begin COLLECTED MATERIAL

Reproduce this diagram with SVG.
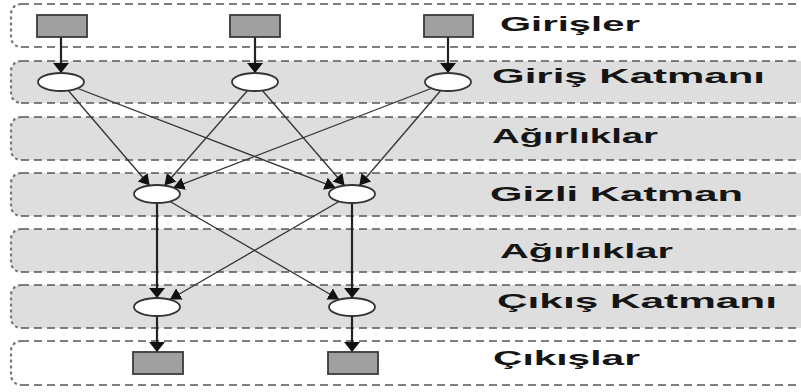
<svg xmlns="http://www.w3.org/2000/svg" width="801" height="392" viewBox="0 0 801 392">
<style>
.bg-grey{fill:#dedede;stroke:none}
.bg-white{fill:#ffffff;stroke:none}
.dash{fill:none;stroke:#555;stroke-width:1.6;stroke-dasharray:8 5}
.dot{fill:none;stroke:#777;stroke-width:2.2;stroke-dasharray:3 3}
.lbl{font-family:"Liberation Sans",Arial,sans-serif;font-weight:bold;font-size:21px;fill:#151515}
.sq{fill:#a0a0a0;stroke:#3a3a3a;stroke-width:1.8}
.nd{fill:#ffffff;stroke:#333;stroke-width:1.8}
.thick{stroke:#222;stroke-width:2.2;fill:none;marker-end:url(#ah-v)}
.thin{stroke:#333;stroke-width:1.3;fill:none;marker-end:url(#ah)}
</style>
<defs>
<marker id="ah-v" markerUnits="userSpaceOnUse" markerWidth="12" markerHeight="18" refX="10" refY="8" orient="auto">
<path d="M0,0 L10,8 L0,16 z" fill="#111"/>
</marker>
<marker id="ah" markerUnits="userSpaceOnUse" markerWidth="13" markerHeight="14" refX="11" refY="6.5" orient="auto">
<path d="M0,0 L11,6.5 L0,13 z" fill="#111"/>
</marker>
</defs>

<g id="bands">
<g id="band-girisler">
<rect class="bg-white" x="11" y="4" width="800" height="43" rx="10"/>
<path class="dash" d="M21,4 H801 M21,47 H801"/>
<path class="dot" d="M21,4 A10,10 0 0 0 11,14 V37 A10,10 0 0 0 21,47"/>
<text class="lbl" x="500" y="31" textLength="140" lengthAdjust="spacingAndGlyphs">Girişler</text>
</g>
<g id="band-giris-katmani">
<rect class="bg-grey" x="11" y="61" width="800" height="42" rx="10"/>
<path class="dash" d="M21,61 H801 M21,103 H801"/>
<path class="dot" d="M21,61 A10,10 0 0 0 11,71 V93 A10,10 0 0 0 21,103"/>
<text class="lbl" x="492" y="83" textLength="273" lengthAdjust="spacingAndGlyphs">Giriş Katmanı</text>
</g>
<g id="band-agirliklar-1">
<rect class="bg-grey" x="11" y="117" width="800" height="43" rx="10"/>
<path class="dash" d="M21,117 H801 M21,160 H801"/>
<path class="dot" d="M21,117 A10,10 0 0 0 11,127 V150 A10,10 0 0 0 21,160"/>
<text class="lbl" x="492" y="143" textLength="166" lengthAdjust="spacingAndGlyphs">Ağırlıklar</text>
</g>
<g id="band-gizli-katman">
<rect class="bg-grey" x="11" y="173" width="800" height="43" rx="10"/>
<path class="dash" d="M21,173 H801 M21,216 H801"/>
<path class="dot" d="M21,173 A10,10 0 0 0 11,183 V206 A10,10 0 0 0 21,216"/>
<text class="lbl" x="490" y="201" textLength="253" lengthAdjust="spacingAndGlyphs">Gizli Katman</text>
</g>
<g id="band-agirliklar-2">
<rect class="bg-grey" x="11" y="229" width="800" height="43" rx="10"/>
<path class="dash" d="M21,229 H801 M21,272 H801"/>
<path class="dot" d="M21,229 A10,10 0 0 0 11,239 V262 A10,10 0 0 0 21,272"/>
<text class="lbl" x="500" y="258" textLength="173" lengthAdjust="spacingAndGlyphs">Ağırlıklar</text>
</g>
<g id="band-cikis-katmani">
<rect class="bg-grey" x="11" y="285" width="800" height="43" rx="10"/>
<path class="dash" d="M21,285 H801 M21,328 H801"/>
<path class="dot" d="M21,285 A10,10 0 0 0 11,295 V318 A10,10 0 0 0 21,328"/>
<text class="lbl" x="497" y="308" textLength="280" lengthAdjust="spacingAndGlyphs">Çıkış Katmanı</text>
</g>
<g id="band-cikislar">
<rect class="bg-white" x="11" y="341" width="800" height="44" rx="10"/>
<path class="dash" d="M21,341 H801 M21,385 H801"/>
<path class="dot" d="M21,341 A10,10 0 0 0 11,351 V375 A10,10 0 0 0 21,385"/>
<text class="lbl" x="493" y="365" textLength="147" lengthAdjust="spacingAndGlyphs">Çıkışlar</text>
</g>
</g>

<g id="connectors">
<line class="thick" x1="61" y1="37" x2="61" y2="73"/>
<line class="thick" x1="255" y1="37" x2="255" y2="73"/>
<line class="thick" x1="448" y1="37" x2="448" y2="73"/>
<line class="thin" x1="61" y1="82" x2="149.7" y2="185.5"/>
<line class="thin" x1="255" y1="82" x2="164.5" y2="185.5"/>
<line class="thin" x1="448" y1="82" x2="173.4" y2="187.7"/>
<line class="thin" x1="61" y1="82" x2="335.6" y2="187.7"/>
<line class="thin" x1="255" y1="82" x2="344.6" y2="185.5"/>
<line class="thin" x1="448" y1="82" x2="359.3" y2="185.5"/>
<line class="thick" x1="157" y1="194" x2="157" y2="298"/>
<line class="thick" x1="352" y1="194" x2="352" y2="298"/>
<line class="thin" x1="157" y1="194" x2="339.1" y2="299.5"/>
<line class="thin" x1="352" y1="194" x2="169.9" y2="299.5"/>
<line class="thick" x1="157" y1="316" x2="157" y2="352"/>
<line class="thick" x1="352" y1="316" x2="352" y2="352"/>
</g>

<g id="in-1"><rect class="sq" x="37" y="15" width="50" height="22"/></g>
<g id="in-2"><rect class="sq" x="230" y="15" width="50" height="22"/></g>
<g id="in-3"><rect class="sq" x="424" y="15" width="49" height="22"/></g>
<g id="il-1"><ellipse class="nd" cx="61" cy="82" rx="23" ry="9"/></g>
<g id="il-2"><ellipse class="nd" cx="255" cy="82" rx="23" ry="9"/></g>
<g id="il-3"><ellipse class="nd" cx="448" cy="82" rx="23" ry="9"/></g>
<g id="h-1"><ellipse class="nd" cx="157" cy="194" rx="23" ry="9"/></g>
<g id="h-2"><ellipse class="nd" cx="352" cy="194" rx="23" ry="9"/></g>
<g id="o-1"><ellipse class="nd" cx="157" cy="307" rx="23" ry="9"/></g>
<g id="o-2"><ellipse class="nd" cx="352" cy="307" rx="23" ry="9"/></g>
<g id="out-1"><rect class="sq" x="133" y="352" width="50" height="22"/></g>
<g id="out-2"><rect class="sq" x="328" y="352" width="50" height="22"/></g>
</svg>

end COLLECTED MATERIAL

#### [TO BE DONE]
The data above needs to be retyped exactly, with the images left out.

#### [SOLUTION TO THE EXERCISE]
Reproduce this diagram with SVG.
<svg xmlns="http://www.w3.org/2000/svg" width="801" height="392" viewBox="0 0 801 392">
<style>
.bg-grey{fill:#dedede;stroke:none}
.bg-white{fill:#ffffff;stroke:none}
.dash{fill:none;stroke:#555;stroke-width:1.6;stroke-dasharray:8 5}
.dot{fill:none;stroke:#777;stroke-width:2.2;stroke-dasharray:3 3}
.lbl{font-family:"Liberation Sans",Arial,sans-serif;font-weight:bold;font-size:21px;fill:#151515}
.sq{fill:#a0a0a0;stroke:#3a3a3a;stroke-width:1.8}
.nd{fill:#ffffff;stroke:#333;stroke-width:1.8}
.thick{stroke:#222;stroke-width:2.2;fill:none;marker-end:url(#ah-v)}
.thin{stroke:#333;stroke-width:1.3;fill:none;marker-end:url(#ah)}
</style>
<defs>
<marker id="ah-v" markerUnits="userSpaceOnUse" markerWidth="12" markerHeight="18" refX="10" refY="8" orient="auto">
<path d="M0,0 L10,8 L0,16 z" fill="#111"/>
</marker>
<marker id="ah" markerUnits="userSpaceOnUse" markerWidth="13" markerHeight="14" refX="11" refY="6.5" orient="auto">
<path d="M0,0 L11,6.5 L0,13 z" fill="#111"/>
</marker>
</defs>

<g id="bands">
<g id="band-girisler">
<rect class="bg-white" x="11" y="4" width="800" height="43" rx="10"/>
<path class="dash" d="M21,4 H801 M21,47 H801"/>
<path class="dot" d="M21,4 A10,10 0 0 0 11,14 V37 A10,10 0 0 0 21,47"/>
<text class="lbl" x="500" y="31" textLength="140" lengthAdjust="spacingAndGlyphs">Girişler</text>
</g>
<g id="band-giris-katmani">
<rect class="bg-grey" x="11" y="61" width="800" height="42" rx="10"/>
<path class="dash" d="M21,61 H801 M21,103 H801"/>
<path class="dot" d="M21,61 A10,10 0 0 0 11,71 V93 A10,10 0 0 0 21,103"/>
<text class="lbl" x="492" y="83" textLength="273" lengthAdjust="spacingAndGlyphs">Giriş Katmanı</text>
</g>
<g id="band-agirliklar-1">
<rect class="bg-grey" x="11" y="117" width="800" height="43" rx="10"/>
<path class="dash" d="M21,117 H801 M21,160 H801"/>
<path class="dot" d="M21,117 A10,10 0 0 0 11,127 V150 A10,10 0 0 0 21,160"/>
<text class="lbl" x="492" y="143" textLength="166" lengthAdjust="spacingAndGlyphs">Ağırlıklar</text>
</g>
<g id="band-gizli-katman">
<rect class="bg-grey" x="11" y="173" width="800" height="43" rx="10"/>
<path class="dash" d="M21,173 H801 M21,216 H801"/>
<path class="dot" d="M21,173 A10,10 0 0 0 11,183 V206 A10,10 0 0 0 21,216"/>
<text class="lbl" x="490" y="201" textLength="253" lengthAdjust="spacingAndGlyphs">Gizli Katman</text>
</g>
<g id="band-agirliklar-2">
<rect class="bg-grey" x="11" y="229" width="800" height="43" rx="10"/>
<path class="dash" d="M21,229 H801 M21,272 H801"/>
<path class="dot" d="M21,229 A10,10 0 0 0 11,239 V262 A10,10 0 0 0 21,272"/>
<text class="lbl" x="500" y="258" textLength="173" lengthAdjust="spacingAndGlyphs">Ağırlıklar</text>
</g>
<g id="band-cikis-katmani">
<rect class="bg-grey" x="11" y="285" width="800" height="43" rx="10"/>
<path class="dash" d="M21,285 H801 M21,328 H801"/>
<path class="dot" d="M21,285 A10,10 0 0 0 11,295 V318 A10,10 0 0 0 21,328"/>
<text class="lbl" x="497" y="308" textLength="280" lengthAdjust="spacingAndGlyphs">Çıkış Katmanı</text>
</g>
<g id="band-cikislar">
<rect class="bg-white" x="11" y="341" width="800" height="44" rx="10"/>
<path class="dash" d="M21,341 H801 M21,385 H801"/>
<path class="dot" d="M21,341 A10,10 0 0 0 11,351 V375 A10,10 0 0 0 21,385"/>
<text class="lbl" x="493" y="365" textLength="147" lengthAdjust="spacingAndGlyphs">Çıkışlar</text>
</g>
</g>

<g id="connectors">
<line class="thick" x1="61" y1="37" x2="61" y2="73"/>
<line class="thick" x1="255" y1="37" x2="255" y2="73"/>
<line class="thick" x1="448" y1="37" x2="448" y2="73"/>
<line class="thin" x1="61" y1="82" x2="149.7" y2="185.5"/>
<line class="thin" x1="255" y1="82" x2="164.5" y2="185.5"/>
<line class="thin" x1="448" y1="82" x2="173.4" y2="187.7"/>
<line class="thin" x1="61" y1="82" x2="335.6" y2="187.7"/>
<line class="thin" x1="255" y1="82" x2="344.6" y2="185.5"/>
<line class="thin" x1="448" y1="82" x2="359.3" y2="185.5"/>
<line class="thick" x1="157" y1="194" x2="157" y2="298"/>
<line class="thick" x1="352" y1="194" x2="352" y2="298"/>
<line class="thin" x1="157" y1="194" x2="339.1" y2="299.5"/>
<line class="thin" x1="352" y1="194" x2="169.9" y2="299.5"/>
<line class="thick" x1="157" y1="316" x2="157" y2="352"/>
<line class="thick" x1="352" y1="316" x2="352" y2="352"/>
</g>

<g id="in-1"><rect class="sq" x="37" y="15" width="50" height="22"/></g>
<g id="in-2"><rect class="sq" x="230" y="15" width="50" height="22"/></g>
<g id="in-3"><rect class="sq" x="424" y="15" width="49" height="22"/></g>
<g id="il-1"><ellipse class="nd" cx="61" cy="82" rx="23" ry="9"/></g>
<g id="il-2"><ellipse class="nd" cx="255" cy="82" rx="23" ry="9"/></g>
<g id="il-3"><ellipse class="nd" cx="448" cy="82" rx="23" ry="9"/></g>
<g id="h-1"><ellipse class="nd" cx="157" cy="194" rx="23" ry="9"/></g>
<g id="h-2"><ellipse class="nd" cx="352" cy="194" rx="23" ry="9"/></g>
<g id="o-1"><ellipse class="nd" cx="157" cy="307" rx="23" ry="9"/></g>
<g id="o-2"><ellipse class="nd" cx="352" cy="307" rx="23" ry="9"/></g>
<g id="out-1"><rect class="sq" x="133" y="352" width="50" height="22"/></g>
<g id="out-2"><rect class="sq" x="328" y="352" width="50" height="22"/></g>
</svg>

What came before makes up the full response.